From Survival to Stability: How Economic Empowerment Is Changing Lives in Nasarawa State

For many young women in Nasarawa State particularly Female Sex Workers (FSW) and Females Who Use Drugs (FWUD) economic vulnerability sits at the center of daily risk. When income is uncertain, choices narrow. Health suffers. Safety is compromised. Dignity feels distant. This is why economic empowerment is not optional in our work, it is foundational.

Under our ongoing project, we designed a practical pathway from survival to stability, built on three pillars: skills acquisition, start-up support, and systems that sustain progress. Fifty young women enrolled in hands-on training across market-relevant skills including catering and pastries, makeup artistry, hair styling and gele tying, and cosmetology. Each participant chose a skill aligned with personal interest and local demand, ensuring learning translated into real opportunity—not theory.
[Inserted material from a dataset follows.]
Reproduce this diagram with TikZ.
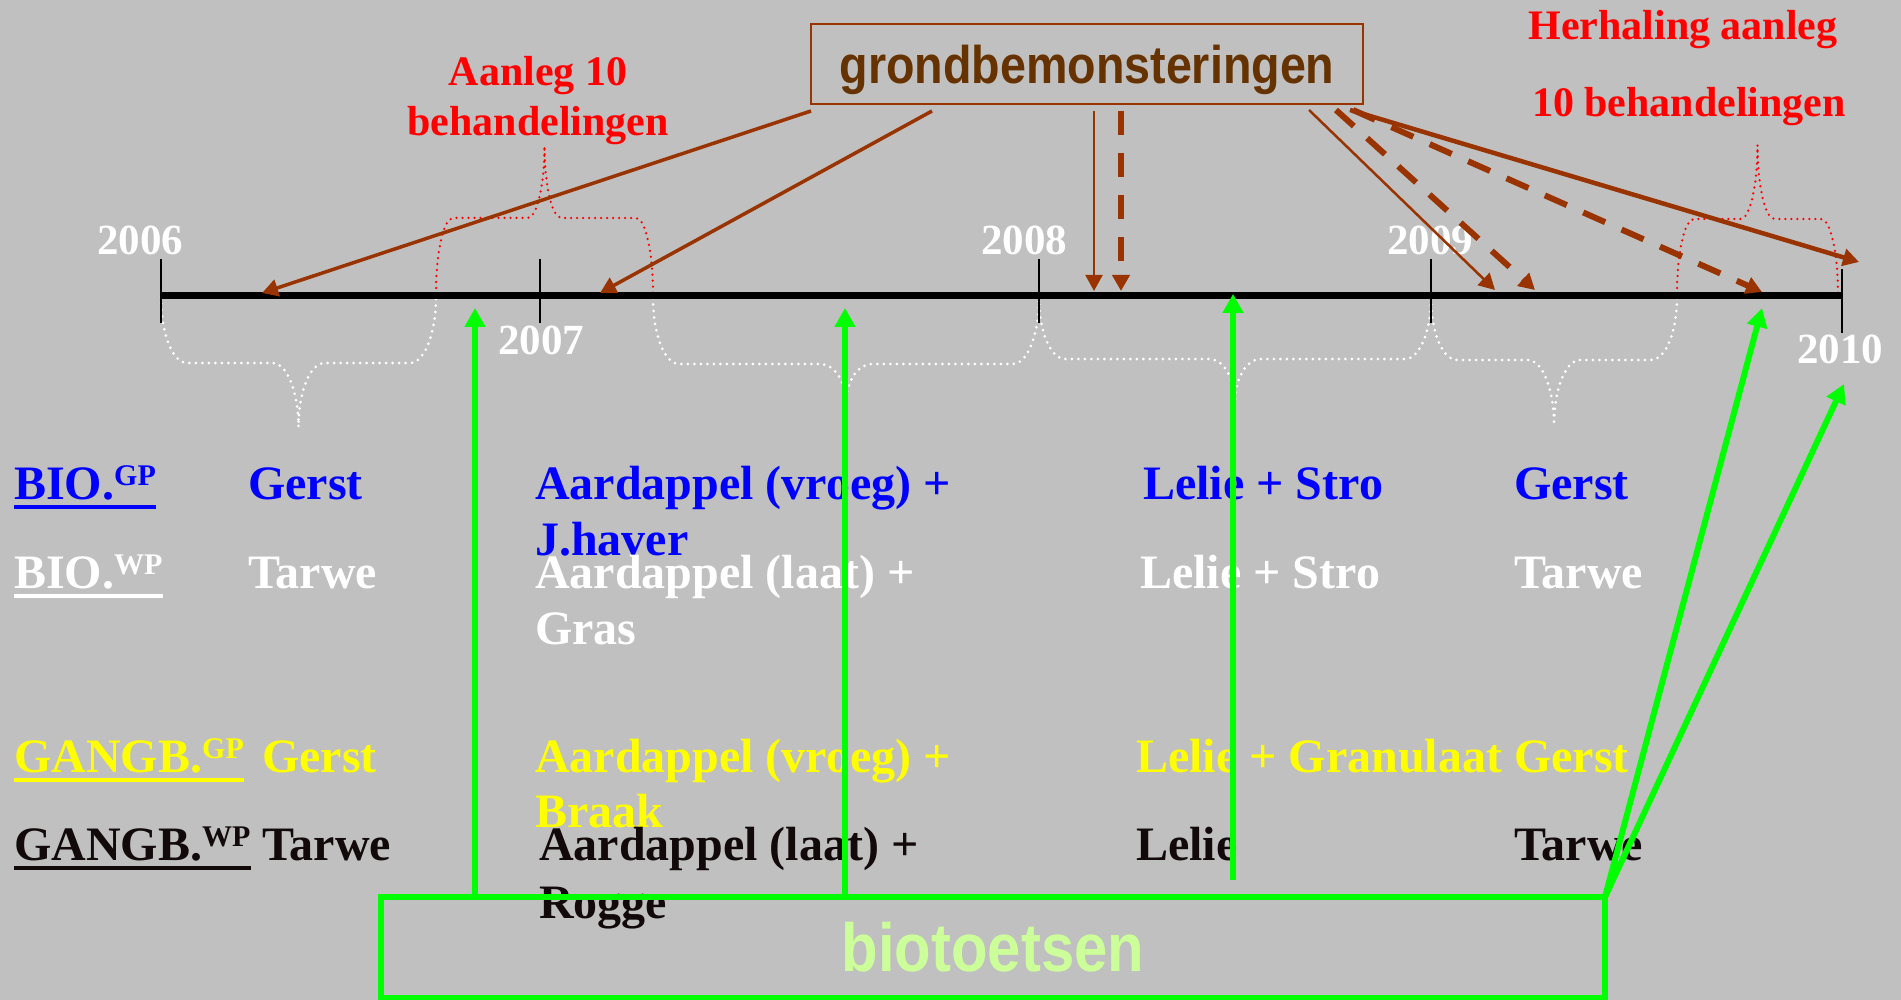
\documentclass[tikz,border=0pt]{standalone}
\usepackage{fontspec}
\setmainfont{Liberation Serif}
\newfontfamily\condsans[FakeStretch=0.88]{Liberation Sans}
\usetikzlibrary{arrows.meta}

\definecolor{bg}{HTML}{C0C0C0}
\definecolor{brn}{HTML}{993300}
\definecolor{dbrn}{HTML}{663300}
\definecolor{gr}{HTML}{00FF00}
\definecolor{lgrn}{HTML}{CCFF99}
\definecolor{ylw}{HTML}{FFFF00}
\definecolor{blk}{HTML}{120A0A}

% brace: [style]{x left}{x right}{y ends}{y flat}{y tip}{radius}
\newcommand{\tlbrace}[7][]{%
  \pgfmathsetmacro{\xm}{(#2+#3)/2}%
  \pgfmathsetmacro{\ya}{#4+0.552*(#5-#4)}%
  \pgfmathsetmacro{\yb}{#5+0.448*(#6-#5)}%
  \draw[#1] (#2,#4) .. controls (#2,\ya) and ({#2+0.448*#7},#5) .. ({#2+#7},#5)
    -- ({\xm-#7},#5) .. controls ({\xm-0.448*#7},#5) and (\xm,\yb) .. (\xm,#6)
    .. controls (\xm,\yb) and ({\xm+0.448*#7},#5) .. ({\xm+#7},#5)
    -- ({#3-#7},#5) .. controls ({#3-0.448*#7},#5) and (#3,\ya) .. (#3,#4);}
\newcommand{\veld}[1]{\raisebox{14pt}{\fontsize{30}{30}\selectfont #1}}

\begin{document}
\begin{tikzpicture}[x=1pt, y=-1pt,
    crop/.style={anchor=base west, inner sep=0pt, font=\bfseries\fontsize{48}{57}\selectfont},
    year/.style={anchor=base, inner sep=0pt, text=white, font=\bfseries\fontsize{43}{50}\selectfont},
    redlab/.style={anchor=base, inner sep=0pt, text=red, font=\bfseries\fontsize{42}{50}\selectfont},
    wbrace/.style={white, line width=3pt, line cap=round, dash pattern=on 0pt off 6.5pt},
    rbrace/.style={red, line width=2.5pt, line cap=round, dash pattern=on 0pt off 6pt},
    brarrow/.style={color=brn, -{Triangle[length=16pt,width=17pt]}},
    dasharrow/.style={brarrow, line width=6pt, dash pattern=on 24pt off 18pt},
    garrow/.style={color=gr, line width=6pt, -{Triangle[length=19pt,width=20pt]}},
    uline/.style={line width=4pt}]
    \fill[bg] (0,0) rectangle (1901,1000);
    \useasboundingbox (0,0) rectangle (1901,1000);

    \tlbrace[wbrace]{161}{436}{297}{363}{427}{26}
    \tlbrace[wbrace]{653}{1039}{298}{364}{403}{26}
    \tlbrace[wbrace]{1039}{1431}{298}{359}{402}{26}
    \tlbrace[wbrace]{1431}{1677}{298}{360}{425}{26}
    \tlbrace[rbrace]{436}{653}{294}{218}{146}{17}
    \tlbrace[rbrace]{1677}{1838}{294}{219}{145}{17}

    \coordinate (t0) at (161,296);
    \coordinate (t1) at (1842,296);
    \draw[line width=7pt] (t0) -- (t1);
    \foreach \x in {161,540,1039,1431}
        \draw[line width=2.7pt] (\x,259) -- (\x,323);
    \draw[line width=2.7pt] (1842,269) -- (1842,333);

    \node (y2006) at (140,255)[year] {2006};
    \node (y2007) at (541,355)[year] {2007};
    \node (y2008) at (1024,255)[year] {2008};
    \node (y2009) at (1430,255)[year] {2009};
    \node (y2010) at (1840,363)[year] {2010};

    \node (aanleg) at (538,86)[redlab] {Aanleg 10};
    \node (behand) at (538,136)[redlab] {behandelingen};
    \node (herhal) at (1683,40)[redlab] {Herhaling aanleg};
    \node (herbeh) at (1689,117)[redlab] {10 behandelingen};

    \node (gb) at (1087,64)[draw=brn, line width=2.5pt, minimum width=552pt, minimum height=80pt,
        inner sep=0pt, text=dbrn, text depth=0pt, font=\condsans\bfseries\fontsize{53}{60}\selectfont]
        {grondbemonsteringen};

    \coordinate (s1) at (811,111);
    \coordinate (s2) at (932,111);
    \coordinate (s3) at (1094,111);
    \coordinate (s4) at (1121,111);
    \coordinate (s5) at (1309,110);
    \coordinate (s6) at (1336,110);
    \coordinate (s7) at (1353,110);
    \coordinate (s8) at (1350,110);
    \coordinate (p1) at (262,293);
    \coordinate (p2) at (600,293);
    \coordinate (p3) at (1094,291);
    \coordinate (p4) at (1121,291);
    \coordinate (p5) at (1495,290);
    \coordinate (p6) at (1535,290);
    \coordinate (p7) at (1762,292);
    \coordinate (p8) at (1859,262);
    \draw[brarrow, line width=3.5pt] (s1) -- (p1);
    \draw[brarrow, line width=3.5pt] (s2) -- (p2);
    \draw[brarrow, line width=2pt] (s3) -- (p3);
    \draw[dasharrow] (s4) -- (p4);
    \draw[brarrow, line width=2.5pt] (s5) -- (p5);
    \draw[dasharrow] (s6) -- (p6);
    \draw[dasharrow] (s7) -- (p7);
    \draw[brarrow, line width=4.5pt] (s8) -- (p8);

    % BIO GP
    \node (bioGP) at (14,499)[crop, text=blue] {BIO.\veld{GP}};
    \draw[uline, blue] ([yshift=-8pt]bioGP.base west) -- ([yshift=-8pt]bioGP.base east);
    \node (bgp1) at (248,499)[crop, text=blue] {Gerst};
    \node (bgp2) at (535,499)[crop, text=blue] {Aardappel (vroeg) +};
    \node (bgp2b) at (535,555)[crop, text=blue] {J.haver};
    \node (bgp3) at (1143,499)[crop, text=blue] {Lelie + Stro};
    \node (bgp4) at (1514,499)[crop, text=blue] {Gerst};
    % BIO WP
    \node (bioWP) at (14,588)[crop, text=white] {BIO.\veld{WP}};
    \draw[uline, white] ([yshift=-8pt]bioWP.base west) -- ([yshift=-8pt]bioWP.base east);
    \node (bwp1) at (248,588)[crop, text=white] {Tarwe};
    \node (bwp2) at (535,588)[crop, text=white] {Aardappel (laat) +};
    \node (bwp2b) at (535,644)[crop, text=white] {Gras};
    \node (bwp3) at (1140,588)[crop, text=white] {Lelie + Stro};
    \node (bwp4) at (1514,588)[crop, text=white] {Tarwe};
    % GANGB GP
    \node (gangGP) at (14,772)[crop, text=ylw] {GANGB.\veld{GP}};
    \draw[uline, ylw] ([yshift=-8pt]gangGP.base west) -- ([yshift=-8pt]gangGP.base east);
    \node (ggp1) at (262,772)[crop, text=ylw] {Gerst};
    \node (ggp2) at (535,772)[crop, text=ylw] {Aardappel (vroeg) +};
    \node (ggp2b) at (535,827)[crop, text=ylw] {Braak};
    \node (ggp3) at (1136,772)[crop, text=ylw] {Lelie + Granulaat Gerst};
    % GANGB WP
    \node (gangWP) at (14,860)[crop, text=blk] {GANGB.\veld{WP}};
    \draw[uline, blk] ([yshift=-8pt]gangWP.base west) -- ([yshift=-8pt]gangWP.base east);
    \node (gwp1) at (262,860)[crop, text=blk] {Tarwe};
    \node (gwp2) at (539,860)[crop, text=blk] {Aardappel (laat) +};
    \node (gwp2b) at (539,918)[crop, text=blk] {Rogge};
    \node (gwp3) at (1136,860)[crop, text=blk] {Lelie};
    \node (gwp4) at (1514,860)[crop, text=blk] {Tarwe};

    \node (bt) at (993,947.5)[draw=gr, line width=5.5pt, minimum width=1224pt, minimum height=101pt,
        inner sep=0pt, outer sep=0pt, text=lgrn, font=\condsans\bfseries\fontsize{68}{70}\selectfont]
        {biotoetsen};
    \coordinate (k1) at (475,308);
    \coordinate (k2) at (845,308);
    \coordinate (k3s) at (1233,880);
    \coordinate (k3) at (1233,294);
    \coordinate (k4) at (1762,308);
    \coordinate (k5) at (1844,384);
    \draw[garrow] (k1 |- bt.north) -- (k1);
    \draw[garrow] (k2 |- bt.north) -- (k2);
    \draw[garrow] (k3s) -- (k3);
    \draw[garrow] (bt.north east) -- (k4);
    \draw[garrow] (bt.north east) -- (k5);
\end{tikzpicture}
\end{document}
Training alone, however, is never enough. To bridge the gap between learning and earning, every participant received start-up support to help launch or strengthen her chosen trade. For many, this was the first time someone invested directly in their potential. One participant shared, “I always knew I could do more, but I never had the chance. Now I have tools, skills, and confidence to start.” That confidence matters—it shifts mindset, restores agency, and opens doors to safer livelihoods.

To ensure sustainability beyond a single training cycle, we developed a Community Economic Empowerment Manual—a practical guide shaped through co-creation with stakeholders, practitioners, and community actors. The manual standardizes best practices, outlines mentorship pathways, and supports replication across communities. It also anchors empowerment within a wider ecosystem—linking beneficiaries to mentors, markets, and supportive institutions.

What makes this approach work is the combination of skills + mentorship + systems. Skills create opportunity. Mentorship builds confidence and resilience. Systems ensure continuity and accountability. Together, they reduce reliance on unsafe survival strategies, improve mental well-being, and strengthen access to health and social services.

Economic empowerment, in this context, is more than income generation. It is choice. It is safety. It is dignity. And for the young women participating in this program, it is the beginning of a future they are now equipped to shape—on their own terms.